Attirées par les locaux bon marché, les galeries d'art, les bars branchés et la faune créative, environ 600 start-up sont aujourd'hui nichées dans l'est de Londres comparativement à 150 en novembre 2010.

«Nos meilleurs contacts menaient vers Shoreditch», explique l'Estonien Taavi Raidma, cofondateur de CrowdIPR, un réseau d'externalisation (crowdsourcing) de la recherche de brevets.

«Tout ce dont nous avons besoin se trouve ici, poursuit l'entrepreneur de 27 ans. Des avocats et des comptables spécialisés dans les entreprises de démarrage, des investisseurs et des clients potentiels, d'autres entreprises de démarrage.»

Le premier ministre David Cameron veille lui-même sur l'effervescence du quartier qu'il a baptisé «Tech City» afin de faire grandir l'intérêt à l'étranger. Les hipsters de Shoreditch parlent plutôt d'un «Rond-point Silicon».

«Après tout, nous n'avons pas de grande industries manufacturière comme à Silicon Valley», tempère Matthew Sheret, de la radio personnalisée Last. fm, fleuron de Tech City qui fut racheté pour 280 millions US par CBS en 2007.

Google débarque

Sans doute. Mais les histoires à succès se multiplient. Ces jours-ci, on ne parle que de l'entreprise Mind Candy dont les jeux en ligne Moshi Monsters connaissent un succès... monstre auprès de 60 millions de jeunes usagers. Évaluée à 200 millions de dollars l'été dernier, elle sera bientôt inscrite en Bourse, a annoncé son fondateur, Michael Acton-Smith.
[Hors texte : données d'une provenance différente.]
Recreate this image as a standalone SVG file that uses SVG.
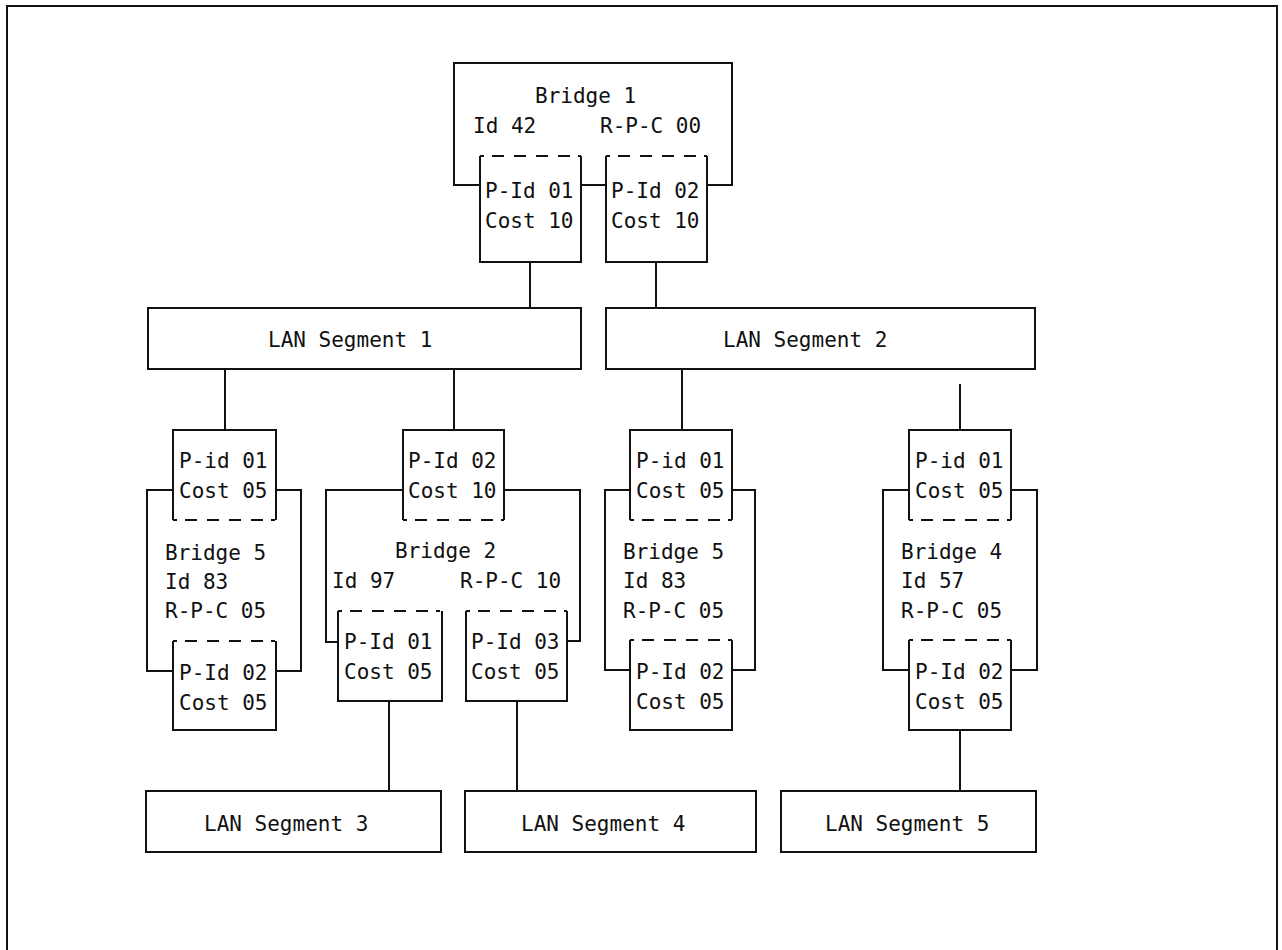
<svg xmlns="http://www.w3.org/2000/svg" width="1282" height="950" viewBox="0 0 1282 950">
<style>
  .ln { fill: none; stroke: #111; stroke-width: 2; }
  .dash { fill: none; stroke: #111; stroke-width: 2; stroke-dasharray: 4 8 12 10 12 10 12 10 12 8 4 100; }
  .box { fill: #fff; stroke: #111; stroke-width: 2; }
  .t { font-family: "DejaVu Sans Mono", "Liberation Mono", monospace; font-size: 21px; fill: #111; }
</style>
<rect x="0" y="0" width="1282" height="950" fill="#fff"/>
<rect id="frame" x="7" y="6" width="1270" height="970" class="ln"/>

<g id="connectors">
  <line x1="530" y1="262" x2="530" y2="308" class="ln"/>
  <line x1="656" y1="262" x2="656" y2="308" class="ln"/>
  <line x1="225" y1="369" x2="225" y2="430" class="ln"/>
  <line x1="454" y1="369" x2="454" y2="430" class="ln"/>
  <line x1="682" y1="369" x2="682" y2="430" class="ln"/>
  <line x1="960" y1="384" x2="960" y2="430" class="ln"/>
  <line x1="389" y1="701" x2="389" y2="791" class="ln"/>
  <line x1="517" y1="701" x2="517" y2="791" class="ln"/>
  <line x1="960" y1="730" x2="960" y2="791" class="ln"/>
</g>

<g id="bridge1">
  <path d="M480,185 H454 V63 H732 V185 H707 M581,185 H606" class="ln"/>
  <text x="535" y="103" class="t">Bridge 1</text>
  <text x="473" y="133" class="t">Id 42</text>
  <text x="600" y="133" class="t">R-P-C 00</text>
  <g id="b1p1">
    <path d="M480,156 V262 H581 V156" class="ln"/>
    <path d="M480,156 H581" class="dash"/>
    <text x="485" y="198" class="t">P-Id 01</text>
    <text x="485" y="228" class="t">Cost 10</text>
  </g>
  <g id="b1p2">
    <path d="M606,156 V262 H707 V156" class="ln"/>
    <path d="M606,156 H707" class="dash"/>
    <text x="611" y="198" class="t">P-Id 02</text>
    <text x="611" y="228" class="t">Cost 10</text>
  </g>
</g>

<g id="lan1">
  <rect x="148" y="308" width="433" height="61" class="box"/>
  <text x="268" y="347" class="t">LAN Segment 1</text>
</g>
<g id="lan2">
  <rect x="606" y="308" width="429" height="61" class="box"/>
  <text x="723" y="347" class="t">LAN Segment 2</text>
</g>

<g id="bridge5a">
  <path d="M173,490 H147 V671 H173 M276,490 H301 V671 H276" class="ln"/>
  <text x="165" y="560" class="t">Bridge 5</text>
  <text x="165" y="589" class="t">Id 83</text>
  <text x="165" y="618" class="t">R-P-C 05</text>
  <g id="b5ap1">
    <path d="M173,520 V430 H276 V520" class="ln"/>
    <path d="M173,520 H276" class="dash"/>
    <text x="179" y="468" class="t">P-id 01</text>
    <text x="179" y="498" class="t">Cost 05</text>
  </g>
  <g id="b5ap2">
    <path d="M173,641 V730 H276 V641" class="ln"/>
    <path d="M173,641 H276" class="dash"/>
    <text x="179" y="680" class="t">P-Id 02</text>
    <text x="179" y="710" class="t">Cost 05</text>
  </g>
</g>

<g id="bridge2">
  <path d="M403,490 H326 V642 H338 M504,490 H580 V641 H567" class="ln"/>
  <text x="395" y="558" class="t">Bridge 2</text>
  <text x="332" y="588" class="t">Id 97</text>
  <text x="460" y="588" class="t">R-P-C 10</text>
  <g id="b2p2">
    <path d="M403,520 V430 H504 V520" class="ln"/>
    <path d="M403,520 H504" class="dash"/>
    <text x="408" y="468" class="t">P-Id 02</text>
    <text x="408" y="498" class="t">Cost 10</text>
  </g>
  <g id="b2p1">
    <path d="M338,611 V701 H442 V611" class="ln"/>
    <path d="M338,611 H442" class="dash"/>
    <text x="344" y="649" class="t">P-Id 01</text>
    <text x="344" y="679" class="t">Cost 05</text>
  </g>
  <g id="b2p3">
    <path d="M466,611 V701 H567 V611" class="ln"/>
    <path d="M466,611 H567" class="dash"/>
    <text x="471" y="649" class="t">P-Id 03</text>
    <text x="471" y="679" class="t">Cost 05</text>
  </g>
</g>

<g id="bridge5b">
  <path d="M630,490 H605 V670 H630 M732,490 H755 V670 H732" class="ln"/>
  <text x="623" y="559" class="t">Bridge 5</text>
  <text x="623" y="588" class="t">Id 83</text>
  <text x="623" y="618" class="t">R-P-C 05</text>
  <g id="b5bp1">
    <path d="M630,520 V430 H732 V520" class="ln"/>
    <path d="M630,520 H732" class="dash"/>
    <text x="636" y="468" class="t">P-id 01</text>
    <text x="636" y="498" class="t">Cost 05</text>
  </g>
  <g id="b5bp2">
    <path d="M630,640 V730 H732 V640" class="ln"/>
    <path d="M630,640 H732" class="dash"/>
    <text x="636" y="679" class="t">P-Id 02</text>
    <text x="636" y="709" class="t">Cost 05</text>
  </g>
</g>

<g id="bridge4">
  <path d="M909,490 H883 V670 H909 M1011,490 H1037 V670 H1011" class="ln"/>
  <text x="901" y="559" class="t">Bridge 4</text>
  <text x="901" y="588" class="t">Id 57</text>
  <text x="901" y="618" class="t">R-P-C 05</text>
  <g id="b4p1">
    <path d="M909,520 V430 H1011 V520" class="ln"/>
    <path d="M909,520 H1011" class="dash"/>
    <text x="915" y="468" class="t">P-id 01</text>
    <text x="915" y="498" class="t">Cost 05</text>
  </g>
  <g id="b4p2">
    <path d="M909,640 V730 H1011 V640" class="ln"/>
    <path d="M909,640 H1011" class="dash"/>
    <text x="915" y="679" class="t">P-Id 02</text>
    <text x="915" y="709" class="t">Cost 05</text>
  </g>
</g>

<g id="lan3">
  <rect x="146" y="791" width="295" height="61" class="box"/>
  <text x="204" y="831" class="t">LAN Segment 3</text>
</g>
<g id="lan4">
  <rect x="465" y="791" width="291" height="61" class="box"/>
  <text x="521" y="831" class="t">LAN Segment 4</text>
</g>
<g id="lan5">
  <rect x="781" y="791" width="255" height="61" class="box"/>
  <text x="825" y="831" class="t">LAN Segment 5</text>
</g>
</svg>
N'en déplaise aux faux modestes, Tech City commence à faire de la concurrence à Silicon Valley. Cinquante entrepreneurs ont quitté la vallée californienne pour le brouillard londonien selon une étude de Songkick, un site qui repère les concerts pour les mélomanes.

Les géants d'internet, comme Twitter, ne se contentent plus d'envoyer leurs chasseurs de têtes dans les événements branchés de Shoreditch.

Google inaugurera son propre incubateur de jeunes entreprises le 26 mars prochain. Le Google Campus abritera 200 locaux de bureaux et proposera des conférences et des programmes de mentorat.

«Tech City est déjà le foyer de centaines de développeurs web, d'entrepreneurs... Remplissons cette ville de start-ups», peut-on lire sur le site de Google Campus.

Planche de salut

Les applaudissements ont sans doute retenti jusqu'à Downing Street. Aux yeux de David Cameron, le secteur des nouvelles technologies pourrait être la planche de salut dont l'économie britannique a tant besoin.

«Les entreprises de démarrage sont un moteur économique incroyablement important, explique à La Presse Andrew Humphries, conseiller de David Cameron et champion de Tech City. Prenez les États-Unis, où 40% du PIB (produit intérieur brut) provient d'entreprises qui n'existaient pas dans les années 80...»

Leurs effets à court terme se font déjà sentir à Londres, où elles ont généré 76% de la croissance en 2011, selon la firme de recherche Duedil. Et elles embauchent continuellement. À la dernière foire d'emplois de Tech City, en octobre dernier, 700 postes étaient à pourvoir.

Faute de deniers, Downing Street a introduit des mesures fiscales favorables à l'entrepreneuriat, dont une réduction d'impôt de 50% sur les investissements dans les start-up à partir d'avril 2012.

Les investisseurs ont répondu à l'appel. Toutefois, les affaires vont si bien que des entrepreneurs ont le luxe de dire non. «Nous voulons croître de façon durable. Nous voulons encore être ici dans 20 ans», explique Stefan Siegel, fondateur de la boutique de mode virtuelle Not Just A Label.